We were using sprintf(..., "$R06X", <some uint32_t>) to create strings
that are expected to be exactly length 8, but this results in longer
strings if the uint32_t is greater than 0xffffff. This change modifies
the behavior as follows:

  • Uses the loop counter instead of the data offset. This gives us sequential symbol names, avoiding collisions as much as possible.
  • Masks the value to 0xffffff to avoid generating names longer than 8 bytes.
  • Uses formatv instead of sprintf.

Fixes PR35581.

Diff Detail

Repository
rL LLVM

Event Timeline

inglorion created this revision.Dec 14 2017, 7:48 PM

I'll see if I can cook up a test for this tomorrow; basically we need to look at the generated symbol names and see that they match \$R......, where the last 6 bytes match the last 6 bytes of the symbol's value, encoded in hexadecimal.

ruiu added inline comments.Dec 14 2017, 7:56 PM
llvm/lib/Object/WindowsResource.cpp
564 ↗(On Diff #127061)

There seems to be a small chance that this line could create duplicate names, and if two symbols have the same name, something strange could happen. As we discussed, I think it is better to use i instead of DataOffsets[i] to generate a naem.

Uhh, not to ask the obvious, but why are we even using sprintf at all? Use something like formatv, or even raw_ostream

pcc added inline comments.Dec 14 2017, 8:14 PM
llvm/lib/Object/WindowsResource.cpp
564 ↗(On Diff #127061)

But these are static symbols, right? Do we need to give them unique names?

Also, if they only exist for the purpose of relocations, do we even need symbols at all? Can we make each of the relocations relative to the section symbol and store the data offset in the section data?

I also thought of using the iteration count for the names instead of the offset, but decided to match Microsoft's cvtres for now. Thinking about this some more, I don't think the symbol names actually matter, and so I'm happy to go with using the loop counter instead. I would like to keep the symbols at least for now, as at least some tools seem to expect them (e.g. https://github.com/dotnet/roslyn/blob/614299ff83da9959fa07131c6d0ffbc58873b6ae/src/Compilers/Core/Portable/CvtRes.cs).

Can you still get rid of the sprintf? I don't think we should be using this function in production code honestly.

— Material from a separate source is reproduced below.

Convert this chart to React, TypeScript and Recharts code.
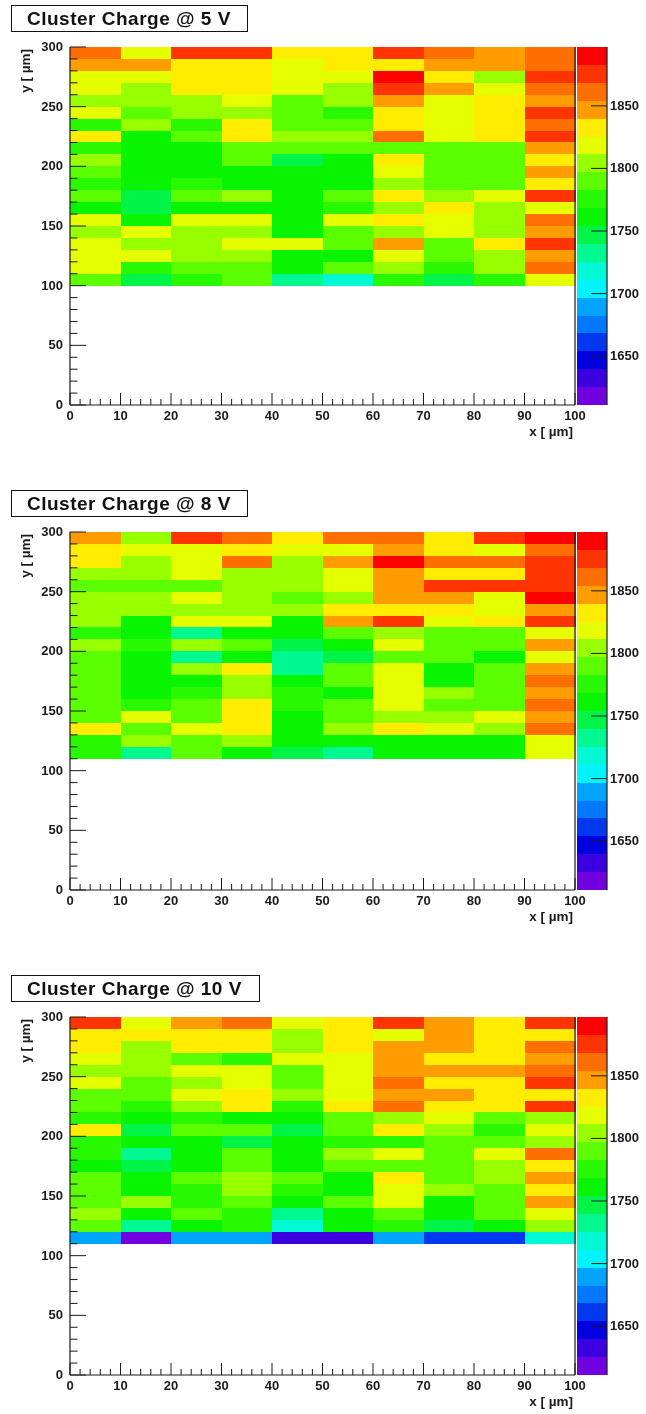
import React from "react";
import { BarChart, Bar, XAxis, YAxis, Cell, ReferenceLine } from "recharts";

const xBins = [5, 15, 25, 35, 45, 55, 65, 75, 85, 95];
const xTicks = [0,2,4,6,8,10,12,14,16,18,20,22,24,26,28,30,32,34,36,38,40,42,44,46,48,50,52,54,56,58,60,62,64,66,68,70,72,74,76,78,80,82,84,86,88,90,92,94,96,98,100];
const yTicks = [0,10,20,30,40,50,60,70,80,90,100,110,120,130,140,150,160,170,180,190,200,210,220,230,240,250,260,270,280,290,300];
const zTicks = [1650, 1700, 1750, 1800, 1850];
const zEdges = [1611,1625.3,1639.6,1653.9,1668.2,1682.5,1696.8,1711.1,1725.4,1739.7,1754,1768.3,1782.6,1796.9,1811.2,1825.5,1839.8,1854.1,1868.4,1882.7,1897];
const zColors = ["#7000e0","#3c00e0","#0000e0","#0038f0","#0078ff","#00a4ff","#00f4ff","#00f8d4","#00f890","#00f448","#08f400","#28f800","#5cff00","#98ff00","#e6ff00","#ffec00","#ff9c00","#ff6e00","#ff3400","#ff0000"];

// rows run from the top of the plot (y = 300) downwards
const charge5V = [
  [1861,1819,1875,1875,1833,1833,1875,1861,1847,1861],
  [1847,1847,1833,1833,1819,1833,1833,1847,1847,1861],
  [1819,1819,1833,1833,1819,1819,1890,1833,1804,1875],
  [1819,1804,1833,1833,1819,1804,1875,1847,1819,1861],
  [1804,1804,1804,1819,1790,1804,1847,1819,1833,1847],
  [1819,1790,1804,1804,1790,1776,1833,1819,1833,1875],
  [1776,1804,1776,1833,1790,1790,1833,1819,1833,1861],
  [1833,1761,1790,1833,1804,1804,1861,1819,1833,1875],
  [1776,1761,1761,1790,1790,1790,1790,1790,1790,1847],
  [1804,1761,1761,1790,1747,1761,1833,1790,1790,1833],
  [1790,1761,1761,1761,1761,1761,1819,1790,1790,1847],
  [1776,1761,1776,1761,1761,1761,1804,1790,1790,1833],
  [1790,1747,1790,1804,1761,1790,1833,1804,1819,1875],
  [1761,1747,1761,1761,1761,1776,1804,1833,1804,1819],
  [1819,1761,1819,1819,1761,1819,1833,1819,1804,1861],
  [1804,1819,1804,1804,1761,1790,1804,1819,1804,1847],
  [1819,1804,1804,1819,1819,1790,1847,1790,1833,1875],
  [1819,1819,1804,1804,1761,1761,1819,1790,1804,1847],
  [1819,1776,1790,1790,1761,1790,1804,1776,1804,1861],
  [1790,1747,1776,1790,1733,1718,1776,1747,1776,1819],
];
const charge8V = [
  [1847,1804,1875,1861,1833,1861,1861,1833,1875,1890],
  [1833,1819,1819,1833,1819,1819,1847,1833,1819,1861],
  [1833,1804,1819,1861,1804,1847,1890,1861,1861,1875],
  [1804,1804,1819,1804,1804,1819,1847,1833,1833,1875],
  [1790,1790,1790,1804,1804,1819,1847,1875,1875,1875],
  [1804,1804,1819,1804,1790,1804,1847,1847,1819,1890],
  [1804,1804,1804,1804,1804,1833,1833,1833,1819,1847],
  [1804,1761,1819,1819,1761,1847,1875,1819,1833,1875],
  [1776,1761,1733,1761,1761,1790,1804,1790,1790,1819],
  [1804,1776,1804,1790,1747,1761,1819,1790,1790,1847],
  [1790,1761,1733,1761,1733,1747,1790,1790,1761,1819],
  [1790,1761,1804,1826,1733,1790,1819,1761,1790,1847],
  [1790,1761,1761,1804,1761,1790,1819,1761,1790,1861],
  [1790,1761,1776,1804,1776,1761,1819,1804,1790,1847],
  [1790,1776,1790,1833,1776,1790,1819,1790,1790,1861],
  [1790,1819,1790,1833,1761,1790,1804,1804,1819,1847],
  [1833,1790,1819,1833,1761,1804,1833,1819,1804,1861],
  [1776,1804,1790,1804,1761,1761,1761,1761,1761,1819],
  [1776,1733,1790,1761,1747,1733,1761,1761,1761,1819],
];
const charge10V = [
  [1875,1819,1847,1861,1819,1833,1875,1847,1833,1875],
  [1833,1833,1833,1833,1804,1833,1819,1847,1833,1833],
  [1833,1804,1833,1833,1804,1833,1847,1847,1833,1861],
  [1819,1804,1790,1776,1819,1819,1847,1833,1833,1847],
  [1804,1804,1819,1819,1790,1819,1847,1847,1847,1861],
  [1819,1790,1804,1819,1790,1819,1861,1833,1833,1875],
  [1790,1790,1819,1833,1804,1819,1847,1847,1833,1833],
  [1790,1776,1804,1833,1776,1833,1861,1833,1833,1875],
  [1776,1761,1776,1761,1761,1790,1804,1819,1790,1804],
  [1833,1747,1790,1790,1747,1790,1833,1804,1776,1819],
  [1776,1761,1761,1747,1761,1776,1776,1790,1790,1804],
  [1776,1733,1761,1790,1761,1804,1819,1790,1819,1861],
  [1761,1747,1761,1790,1761,1790,1790,1790,1804,1833],
  [1790,1761,1790,1804,1790,1761,1833,1790,1804,1847],
  [1790,1761,1776,1804,1776,1761,1819,1804,1790,1833],
  [1790,1804,1776,1790,1761,1790,1819,1761,1790,1847],
  [1804,1761,1790,1776,1733,1761,1790,1761,1790,1819],
  [1790,1733,1761,1776,1718,1761,1776,1747,1761,1804],
  [1690,1618,1690,1690,1633,1633,1690,1661,1661,1718],
];

const binHeight = 10;
const ink = "#1a1a1a";
const fontFamily = "'Liberation Sans', Arial, sans-serif";

const colorOf = (v: number) => {
  for (let i = 0; i < zColors.length; i++) if (v < zEdges[i + 1]) return zColors[i];
  return zColors[zColors.length - 1];
};

const XTick = ({ x, y, payload }: any) => {
  const major = payload.value % 10 === 0;
  return (
    <g>
      <line x1={x} x2={x} y1={y} y2={y - (major ? 12 : 6)} stroke={ink} strokeWidth={1} />
      {major && (
        <text x={x} y={y + 15} textAnchor="middle" fontSize={13} fontWeight={700} fontFamily={fontFamily} fill={ink}>
          {payload.value}
        </text>
      )}
    </g>
  );
};

const YTick = ({ x, y, payload }: any) => {
  const major = payload.value % 50 === 0;
  return (
    <g>
      <line x1={x} x2={x + (major ? 16 : 7.5)} y1={y} y2={y} stroke={ink} strokeWidth={1} />
      {major && (
        <text x={x - 7} y={y + 4} textAnchor="end" fontSize={13} fontWeight={700} fontFamily={fontFamily} fill={ink}>
          {payload.value}
        </text>
      )}
    </g>
  );
};

const ZTick = ({ x, y, payload }: any) => (
  <g>
    <line x1={x - 16} x2={x} y1={y} y2={y} stroke={ink} strokeWidth={1} />
    <text x={x + 3} y={y + 4} textAnchor="start" fontSize={13} fontWeight={700} fontFamily={fontFamily} fill={ink}>
      {payload.value}
    </text>
  </g>
);

const axisLine = { stroke: ink, strokeWidth: 1.2 };

function HeatPanel({ top, rows, base, title, boxWidth }: { top: number; rows: number[][]; base: number; title: string; boxWidth: number }) {
  const n = rows.length;
  const table = xBins.map((bin) => {
    const row: Record<string, number> = { bin, base };
    rows.forEach((_, r) => { row["r" + r] = binHeight; });
    return row;
  });
  // bottom row is stacked first
  const stackOrder = rows.map((_, r) => n - 1 - r);
  const plotTop = 42;
  return (
    <div style={{ position: "absolute", left: 0, top, width: 646, height: 440 }}>
      <div
        style={{
          position: "absolute", left: 11, top: 0, width: boxWidth, height: 25, border: "1.2px solid #111",
          boxSizing: "content-box", fontFamily, fontWeight: 700, fontSize: 19, letterSpacing: 0.5, lineHeight: "25px",
          paddingLeft: 15, color: "#111", background: "#fff", whiteSpace: "nowrap",
        }}
      >
        {title}
      </div>
      <div style={{ position: "absolute", left: 0, top: 0 }}>
        <BarChart
          width={646}
          height={440}
          data={table}
          barCategoryGap={0}
          barGap={0}
          margin={{ top: plotTop, left: 30, right: 71, bottom: 10 }}
        >
          <XAxis xAxisId="bins" dataKey="bin" type="category" hide height={0} />
          <Bar xAxisId="bins" dataKey="base" stackId="s" fill="none" isAnimationActive={false} />
          {stackOrder.map((r) => (
            <Bar key={r} xAxisId="bins" dataKey={"r" + r} stackId="s" isAnimationActive={false} shapeRendering="crispEdges">
              {xBins.map((_, c) => (
                <Cell key={c} fill={colorOf(rows[r][c])} />
              ))}
            </Bar>
          ))}
          <XAxis
            xAxisId="ticks"
            dataKey="bin"
            type="number"
            domain={[0, 100]}
            allowDataOverflow
            ticks={xTicks}
            interval={0}
            height={30}
            tickLine={false}
            tickSize={0}
            tickMargin={0}
            axisLine={axisLine}
            tick={<XTick />}
          />
          <YAxis
            type="number"
            domain={[0, 300]}
            ticks={yTicks}
            interval={0}
            width={40}
            tickLine={false}
            tickSize={0}
            tickMargin={0}
            axisLine={axisLine}
            tick={<YTick />}
          />
          <ReferenceLine xAxisId="ticks" x={100} stroke={ink} strokeWidth={1.2} />
          <text x={0} y={0} transform={`translate(30 ${plotTop + 2}) rotate(-90)`} textAnchor="end" fontSize={13.5} fontWeight={700} fontFamily={fontFamily} fill={ink}>
            y [ µm]
          </text>
          <text x={573} y={431} textAnchor="end" fontSize={13.5} fontWeight={700} fontFamily={fontFamily} fill={ink}>
            x [ µm]
          </text>
        </BarChart>
      </div>
      <PaletteBar />
    </div>
  );
}

const paletteRow: Record<string, number> = { name: 0, base: zEdges[0] };
zColors.forEach((_, i) => { paletteRow["z" + i] = zEdges[i + 1] - zEdges[i]; });
const paletteData = [paletteRow];

function PaletteBar() {
  return (
    <div style={{ position: "absolute", left: 577, top: 0 }}>
      <BarChart width={69} height={440} data={paletteData} barCategoryGap={0} margin={{ top: 42, left: 0, right: 0, bottom: 40 }}>
        <XAxis dataKey="name" hide height={0} />
        <Bar dataKey="base" stackId="p" fill="none" isAnimationActive={false} />
        {zColors.map((col, i) => (
          <Bar key={i} dataKey={"z" + i} stackId="p" fill={col} isAnimationActive={false} shapeRendering="crispEdges" />
        ))}
        <YAxis
          orientation="right"
          type="number"
          domain={[zEdges[0], zEdges[zEdges.length - 1]]}
          allowDataOverflow
          ticks={zTicks}
          interval={0}
          width={39}
          tickLine={false}
          tickSize={0}
          tickMargin={0}
          axisLine={axisLine}
          tick={<ZTick />}
        />
      </BarChart>
    </div>
  );
}

export default function App() {
  return (
    <div style={{ position: "absolute", left: 0, top: 0, width: 646, height: 1414, background: "#fff", overflow: "hidden", filter: "blur(0.4px)" }}>
      <HeatPanel top={5} rows={charge5V} base={100} title="Cluster Charge @ 5 V" boxWidth={220} />
      <HeatPanel top={490} rows={charge8V} base={110} title="Cluster Charge @ 8 V" boxWidth={220} />
      <HeatPanel top={975} rows={charge10V} base={110} title="Cluster Charge @ 10 V" boxWidth={232} />
    </div>
  );
}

ruiu added a comment.Dec 15 2017, 11:41 AM

I think this is where we should use snprintf to write directly to Symbol->Name.ShortName.

inglorion edited the summary of this revision. (Show Details)
inglorion removed a reviewer: pcc.

Rewrote using formatv and using loop counter instead of offset.

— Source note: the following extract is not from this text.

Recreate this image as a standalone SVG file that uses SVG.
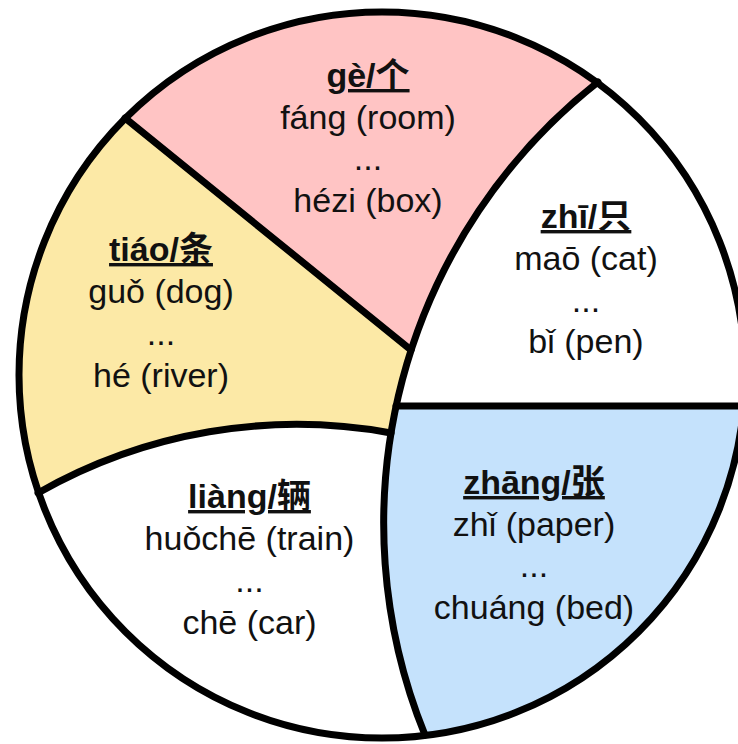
<svg xmlns="http://www.w3.org/2000/svg" width="738" height="744" viewBox="0 0 738 744">
<style>
text{font-family:"Liberation Sans","Noto Sans CJK SC",Arial,sans-serif;font-size:34px;fill:#111;text-anchor:middle}
.t{font-weight:bold;text-decoration:underline}
.div{fill:none;stroke:#000;stroke-width:7;stroke-linecap:round;stroke-linejoin:round}
</style>
<defs>
<clipPath id="disc"><circle cx="382" cy="375" r="363"/></clipPath>
</defs>
<rect width="738" height="744" fill="#fff"/>
<g clip-path="url(#disc)">
<g id="ge">
<path d="M125,118 L411,350 A562,562 0 0,1 598,82 L598,-20 L125,-20 Z" fill="#FFC4C4"/>
</g>
<g id="zhi">
<path d="M598,82 A562,562 0 0,0 396,406 L760,406 L760,-20 L598,-20 Z" fill="#FFFFFF"/>
</g>
<g id="zhang">
<path d="M396,406 A562,562 0 0,0 425,735 L425,760 L760,760 L760,406 Z" fill="#C5E2FC"/>
</g>
<g id="tiao">
<path d="M125,118 L411,350 A562,562 0 0,0 391,433 A522,522 0 0,0 38,493 L-20,493 L-20,118 Z" fill="#FCE9A6"/>
</g>
<g id="liang">
<path d="M38,493 A522,522 0 0,1 391,433 A562,562 0 0,0 425,735 L425,760 L-20,760 L-20,493 Z" fill="#FFFFFF"/>
</g>
</g>
<g id="connectors">
<line class="div" x1="125" y1="118" x2="411" y2="350"/>
<path class="div" d="M598,82 A562,562 0 0,0 425,735"/>
<line class="div" x1="396" y1="406" x2="750" y2="406"/>
<path class="div" d="M38,493 A522,522 0 0,1 391,433"/>
<circle class="div" cx="382" cy="375" r="363"/>
</g>
<g id="ge-text">
<text class="t" x="368" y="87">gè/个</text>
<text x="368" y="128.5">fáng (room)</text>
<text x="368" y="170">...</text>
<text x="368" y="211.5">hézi (box)</text>
</g>
<g id="zhi-text">
<text class="t" x="586" y="228">zhī/只</text>
<text x="586" y="270">maō (cat)</text>
<text x="586" y="311.5">...</text>
<text x="586" y="353">bǐ (pen)</text>
</g>
<g id="tiao-text">
<text class="t" x="161" y="261">tiáo/条</text>
<text x="161" y="303">guǒ (dog)</text>
<text x="161" y="345">...</text>
<text x="161" y="387">hé (river)</text>
</g>
<g id="liang-text">
<text class="t" x="249.5" y="508">liàng/辆</text>
<text x="249.5" y="550">huǒchē (train)</text>
<text x="249.5" y="592">...</text>
<text x="249.5" y="633.5">chē (car)</text>
</g>
<g id="zhang-text">
<text class="t" x="534" y="494">zhāng/张</text>
<text x="534" y="535.5">zhǐ (paper)</text>
<text x="534" y="577">...</text>
<text x="534" y="619">chuáng (bed)</text>
</g>
</svg>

ruiu added inline comments.Dec 18 2017, 1:25 PM
llvm/lib/Object/WindowsResource.cpp
566 ↗(On Diff #127403)

I don't know much about the format string of the formatv function, but is RelocationName guaranteed to be COFF:NameSize byte long? If not, this memcpy overruns a given buffer.

I think snprintf is much better. People are familiar with that, and that's exactly what you want to do here (format a string while not overrunning a given string buffer).

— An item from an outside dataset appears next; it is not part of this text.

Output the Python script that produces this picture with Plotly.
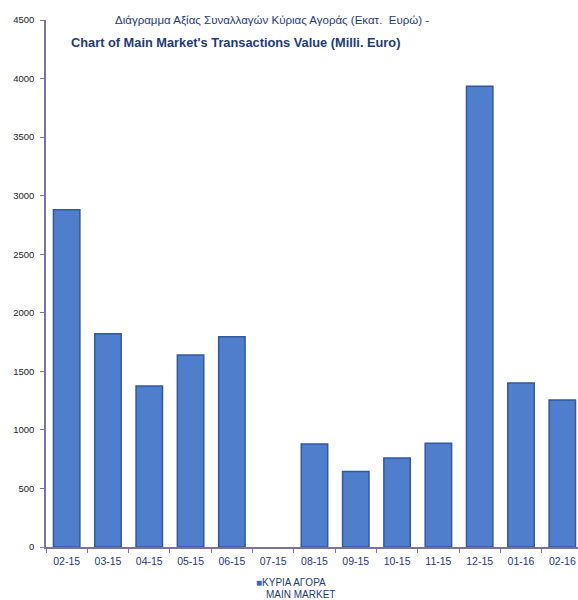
import plotly.graph_objects as go

months = ["02-15", "03-15", "04-15", "05-15", "06-15", "07-15", "08-15",
          "09-15", "10-15", "11-15", "12-15", "01-16", "02-16"]
values = [2880, 1820, 1375, 1640, 1795, 0, 880, 645, 760, 885, 3935, 1400, 1255]
series_name = "ΚΥΡΙΑ ΑΓΟΡΑ"
series_name_en = "MAIN MARKET"
y_ticks = [0, 500, 1000, 1500, 2000, 2500, 3000, 3500, 4000, 4500]

NARROW = "Liberation Sans Narrow, Arial Narrow, Liberation Sans, sans-serif"
DARK = "#1f3a78"
BAR = "#4f7fcc"

line_widths = [1.5 if v > 0 else 0 for v in values]

fig = go.Figure()
fig.add_trace(go.Bar(
    x=months, y=values, name=series_name,
    marker=dict(color=BAR, line=dict(color="#34589a", width=line_widths)),
    showlegend=False,
))

fig.update_layout(
    width=578, height=600,
    margin=dict(l=46, r=0, t=20, b=53),
    paper_bgcolor="white", plot_bgcolor="white",
    bargap=0.36,
    font=dict(family=NARROW, color=DARK),
    xaxis=dict(
        range=[-0.5, 12.38],
        showline=True, linecolor="#7a72a6", linewidth=1.5,
        ticks="outside", tickson="boundaries", ticklen=4, tickcolor="#7a72a6",
        tickfont=dict(size=10.5, color=DARK, family=NARROW),
        ticklabelstandoff=4,
        showgrid=False,
    ),
    yaxis=dict(
        range=[0, 4500], tickvals=y_ticks,
        showline=True, linecolor="#7a72a6", linewidth=1.5,
        ticks="outside", ticklen=4, tickcolor="#7a72a6",
        tickfont=dict(size=9.5, color="#222", family=NARROW),
        ticklabelstandoff=4,
        showgrid=False, zeroline=False,
    ),
    annotations=[
        dict(text="Διάγραμμα Αξίας Συναλλαγών Κύριας Αγοράς (Εκατ.  Ευρώ) -",
             x=0.425, y=1.0, xref="paper", yref="paper", showarrow=False,
             xanchor="center", yanchor="middle",
             font=dict(size=11.5, color=DARK, family=NARROW)),
        dict(text="<b>Chart of Main Market's Transactions Value (Milli. Euro)</b>",
             x=0.357, y=0.958, xref="paper", yref="paper", showarrow=False,
             xanchor="center", yanchor="middle",
             font=dict(size=12.8, color=DARK, family=NARROW)),
        dict(text=f"<span style='color:#3d66b0'>■</span>{series_name}",
             x=0.4605, y=-0.0683, xref="paper", yref="paper", showarrow=False,
             xanchor="center", yanchor="middle",
             font=dict(size=10, color=DARK, family=NARROW)),
        dict(text=series_name_en,
             x=0.479, y=-0.0892, xref="paper", yref="paper", showarrow=False,
             xanchor="center", yanchor="middle",
             font=dict(size=10, color=DARK, family=NARROW)),
    ],
)

fig.write_html(
    "out.html",
    config={"displayModeBar": False},
    post_script="document.body.style.margin='0';document.body.style.overflow='hidden';",
)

inglorion added inline comments.Dec 18 2017, 1:50 PM
llvm/lib/Object/WindowsResource.cpp
566 ↗(On Diff #127403)

One problem with snprintf is that it always writes a NUL terminator. We need the string to be NUL terminated if it is less than 8 bytes long, and not NUL terminated if it is exactly 8 bytes long - which, in our case, it always is. So I don't think we can use snprintf to avoid copying the bytes here.

The thing we get out of formatv(...).sstr<8> is a SmallString<8>, and the format specifier combined with the bitmask causes is to always write all 8 bytes, so that memcpy should be safe here.

We could do without the memcpy if we had some way to write directly into the 8 bytes Symbol->Name.ShortName already has, but neither formatv nor raw_ostream seem to provide that, and snprintf would truncate the string, so we would have to implement something else for that. Could be done, but I would like to fix the buffer overrun first.

inglorion updated this revision to Diff 127407.Dec 18 2017, 1:51 PM

fixed format specifier and updated tests

ruiu accepted this revision.Dec 18 2017, 2:03 PM

LGTM

This revision is now accepted and ready to land.Dec 18 2017, 2:03 PM
This revision was automatically updated to reflect the committed changes.